折口信夫から「ハクショ なんぬかす」の手紙をもらった高階廣道

 やっと涼しくなった。

『橿の生』は高階廣道の歌集。奥付なく、あとがきは昭和32年2月7日付。父の高階研一は廣田神社、札幌神社、諏訪神社皇典講究所橿原神宮に勤めた。

 廣道は大正14年1月生まれ。名前は廣田の廣、札幌神社のあった北海道の道から取られた。略歴では1月5日生まれだが、研一の追悼文の15日が正しいだらう。昭和18年9月、國學院大學予科修了、翌月海軍予備学生。航空隊では彗星に搭乗するなどした。20年9月1日召集解除、22年2月7日永眠。

 折口信夫から短歌の指導を受け、この歌集も折口の命名と選。歌の前に折口の文章が置かれてゐる。

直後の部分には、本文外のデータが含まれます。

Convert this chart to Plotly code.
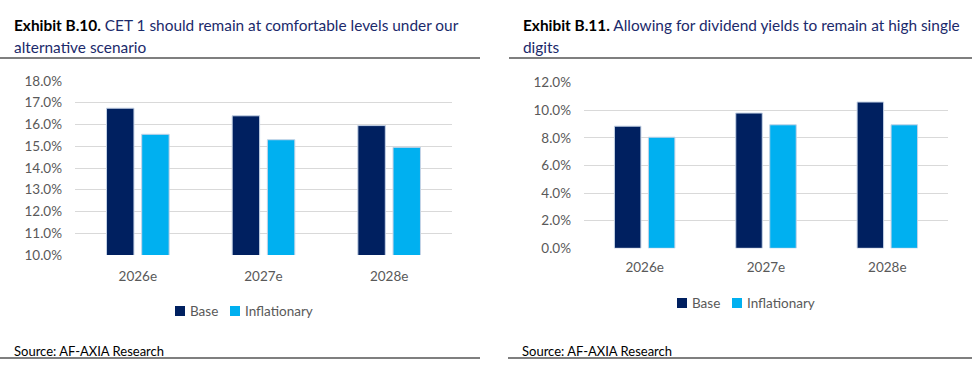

戦ひ敗れて、清い瞳を見凝して、老い人の待つ家に来て、退転して行く世を眺めながら、死んで行く。此ほど今の世に深い、美しい生があるだらうか。

  退転して行く世といふのを廣道の歌から示す。

戦につとめし人の つぎつぎに罪糺さるゝ時は来にけり

街頭に 媚び粧へる女居て、髪かき上げぬ。ちゞらせる髪 

  歌の後に父母妹兄が故人の思ひ出をつづってゐる。一年祭は歌のみで、十年祭に際して加へられた。子供の頃から病弱だったこと、岩波文庫で文学に親しんだことが知られる。兄、成章のことば。

戦争中優越感といふやうなものを持たなかつたから敗戦後も卑屈にならず新しい時代に利己的なうろたえ方もなく、たゞ祖国の守りに任じ国の力が尽きたので戦いを休めたのだという、さつぱりした気持以外何物もなかつたようだ。 

  折口から廣道への見舞いの手紙も紹介されてゐる。

…病んでゐても、若い元気を持つたあなたなどは、羨しい。もう私や、お宅のおやぢさまのやうになつたら

 ハクシヨ なんぬかす

だめだめ 

 ユーモラスな手紙に廣道は苦笑してゐたといふ。

 ところでこの「なんぬかす」といふのが謎の言葉で、頭を捻ってしまったが、暫くして見当がついた。何をぬかす、つまり何を言ふか、といふことではないか。くしゃみをしたあとにチクショウとかの言葉が続くことがある。これはくしゃみを起こした悪霊に、魂を持っていかれないやうにするまぢなひ言葉。折口はくしゃみをした後に、何ぬかす、と言ってゐたのではないか。